Courting the Latino Vote
13 Mar, 2012
Romney taps Barreto to co-chair Hispanic Steering Committee
The importance of the Latino vote becomes more evident in each presidential election. Like other politicians in the past three decades, former Massachusetts Gov. Mitt Romney recognizes the trend. Recently, he appointed Hector Barreto to co-chair his national Hispanic Steering Committee. This is not a new role for Barreto, who served as an advisor for Pres. George W. Bush.
“The Hispanic vote does not necessarily elect a candidate but it can determine an election, especially in some certain core states,” Barreto explains.
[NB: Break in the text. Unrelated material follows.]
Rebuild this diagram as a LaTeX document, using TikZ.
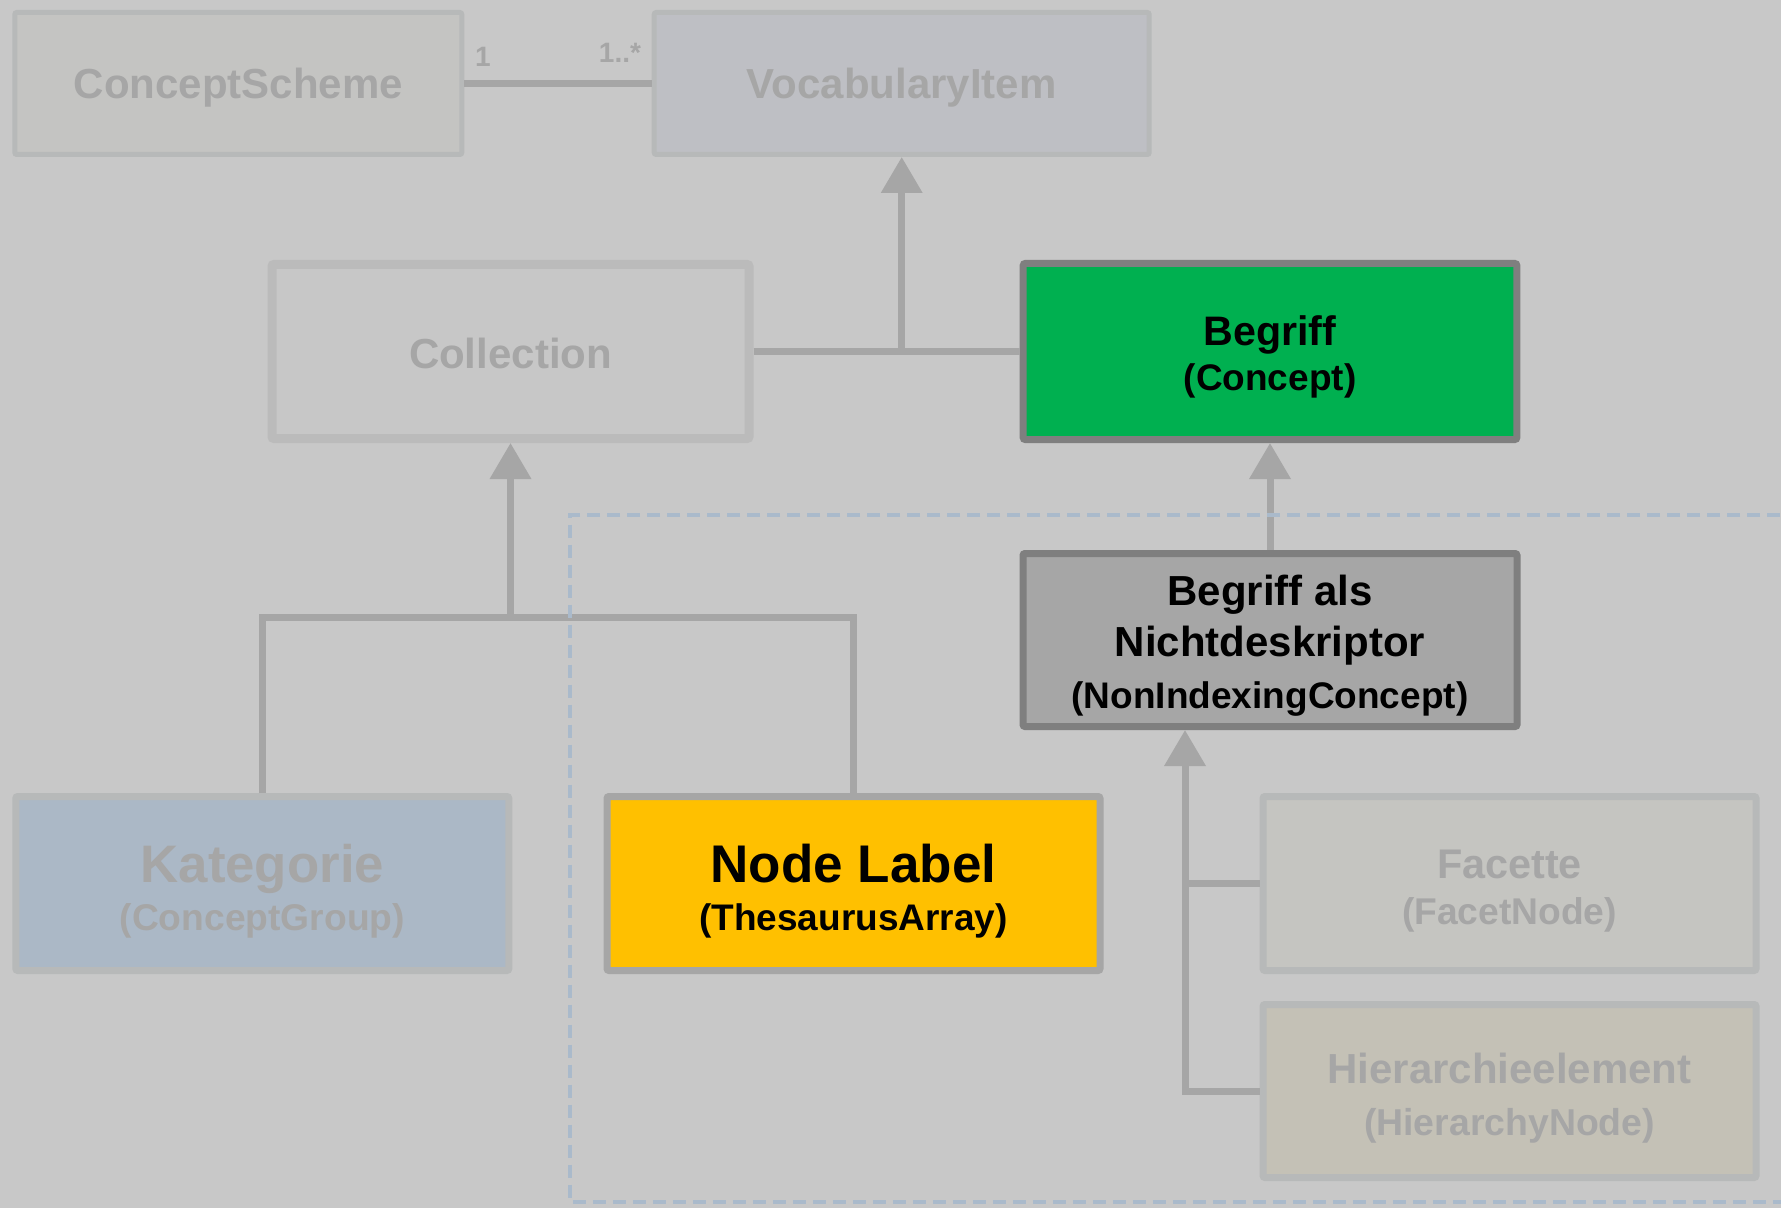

He’s seen this first hand. In 1996, Republican hopeful Bob Dole received roughly 20 percent of the Hispanic vote. About 6 million Hispanic voters went to the polls that year. In 2000 George W. Bush garnered 35 percent of that vote when close to 8 million Hispanic voters cast ballots. Bush got 44 percent with close to 9 million Hispanic voters turning out in 2004. In the last election Hispanic support for Republican candidate Sen. John McCain slipped. McCain received about 30 percent of the close to 10 million Hispanic votes cast.
Not surprisingly key issues for Hispanic voters mirror those of the general U.S. population. “The economy—especially jobs—is an important issue to Hispanic voters,” Barreto says. “Education is also a very significant issue. Healthcare is important. I think this whole conversation about immigration is important as well.”
And he believes Romney is the candidate who can best deliver on these issues in the 2012 election. “I’ve always felt Gov. Romney was the best candidate for the general election in November,” he says. “They’re all qualified and talented and I respect them all but Gov. Romney has so much to offer the Hispanic community.”
Despite Barreto’s support of Romney, he says the election is still very much up for grabs in terms of which candidate will get the Hispanic vote. Across the U.S., Hispanics are largely registered as Democrats but party affiliation isn’t always reflected in the polling place on election day, hence Bush’s strong showing in 2004. This is also true in state and local elections.
“What’s happening across the United States, particularly with Hispanics, many people do not align themselves with any party,” he says.